Esta historia, define la filosofía de una conducta y narra un hecho real, acontecido hace más de 60 años en un pueblito de la “pampa gringa” cordobesa.

Transcurría la década del ´40 y el pueblo constituía, por ese entonces, un ente con mayor autonomía que la actual, pues tenía lo necesario para ello: un almacén de ramos generales y una escuela primaria; además  de panadería, verdulería, carnicería, peluquería y, por lo menos, dos boliches. Y sucedió precisamente en uno de estos antros, el que se situaba en la esquina, muy cerca del salón de fiestas, una tarde de domingo, con agobiante calor y muchos parroquianos reunidos; unos tomando el “ajenjo” con hielo o el  “potrillo” de vino tinto “fresco del pozo”; otros, incluso, jugaban al truco. Y era en este terreno donde proferían vibrantes exclamaciones, definidas por puerca, vaca, yegua…y todas con algún aditamento.

El mayor bochinche provenía de una mesa muy próxima al mostrador. Apoyados en éste se hallaban el policía del pueblo, don Ruperto, siempre pronto a recibir alguna atención líquida, sin importar, seguramente, la procedencia ni el color; y  casi pegado a los truqueros estaba Pitín, un diminuto sujeto, de mediana edad y asiduo concurrente. De espaldas a Pitín, uno de los contendores, lo llamaban Chiquinot “el loco”, con un viejo revólver oxidado de calibre 38 en su cintura; el cual tenía una tarde negra porque había perdido unos diez partidos al hilo; lo embargaba ese deseo, bastante difundido en todos los tiempos, de buscar culpas en los demás.  Por ahí su compañero de juego le dijo: “me parece que Pitín nos embroma porque le hace señas a los contrarios”.

No hubo que esperar más, porque Chiquinot dio un salto, acompañado de la caída de sillas, vasos y botellas; con reacción felina cazó al acusado por el cuello y lo llevó hacia fuera del local. Allí lo acostó boca arriba y comenzó a descargar su artillería de salvajes puñetazos. Los presentes, aún atónitos por el espectáculo ya que conocían bien las locuras del atacante, alcanzaron a gritarle en coro al policía: “¡Proceda rápido agente, que lo va a matar!”.

Así lo hizo don Ruperto; con asombrosa velocidad, casi impropia de un ser humano, se dirigió al lugar de la contienda y acto seguido le metió dos cachetadas que resonaron en la mejilla del pobre Pitín; e inmediatamente tomó del brazo a Chiquinot, que lo miraba paralizado, y le exclamó: “¡Dejalo, ya le pegamos a este infeliz, volvamos al boliche porque tengo una sed…!”

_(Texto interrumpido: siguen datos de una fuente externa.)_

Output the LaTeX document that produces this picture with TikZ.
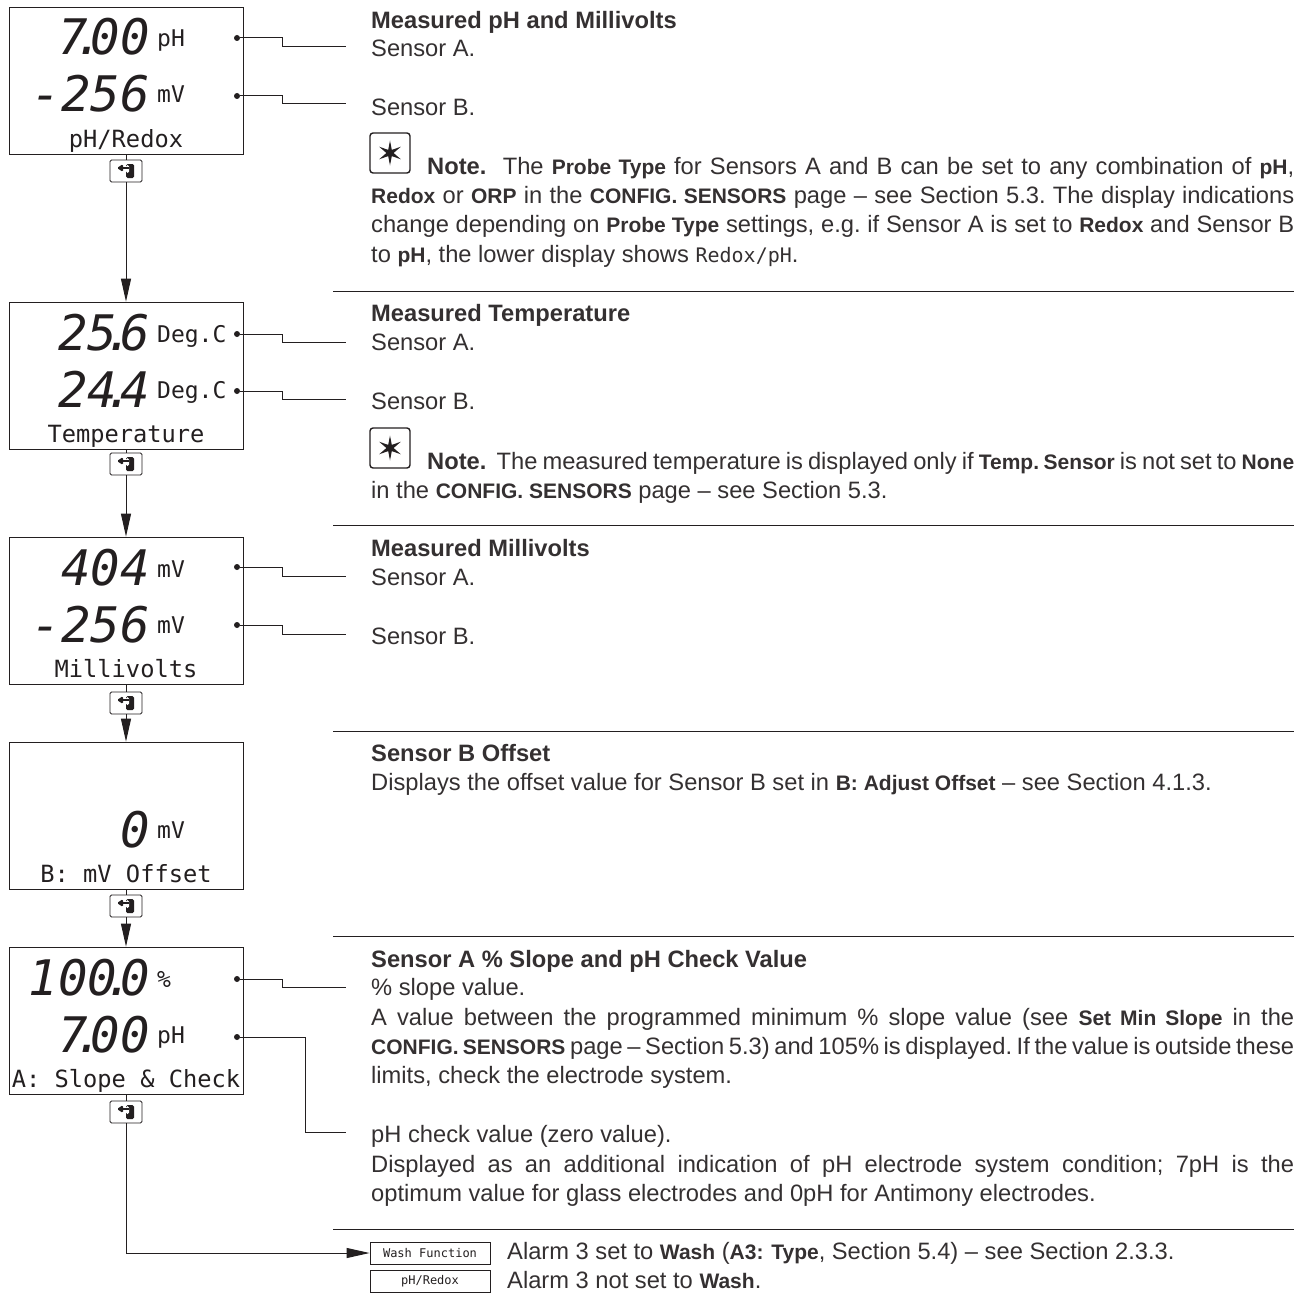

Finalmente, por esta historia quiero destacar dos intenciones; la primera, comprobamos con frecuencia que la filosofía de esa conducta al momento de ejercer la autoridad, que aquel agente de policía aplicó hace tantísimos años, conserva aún hoy día lozana vigencia en todos los estadios sociales. Y la segunda, este relato contiene un emocionado homenaje a mi padre, pues fue él quien me contó este suceso, del cual había sido testigo presencial.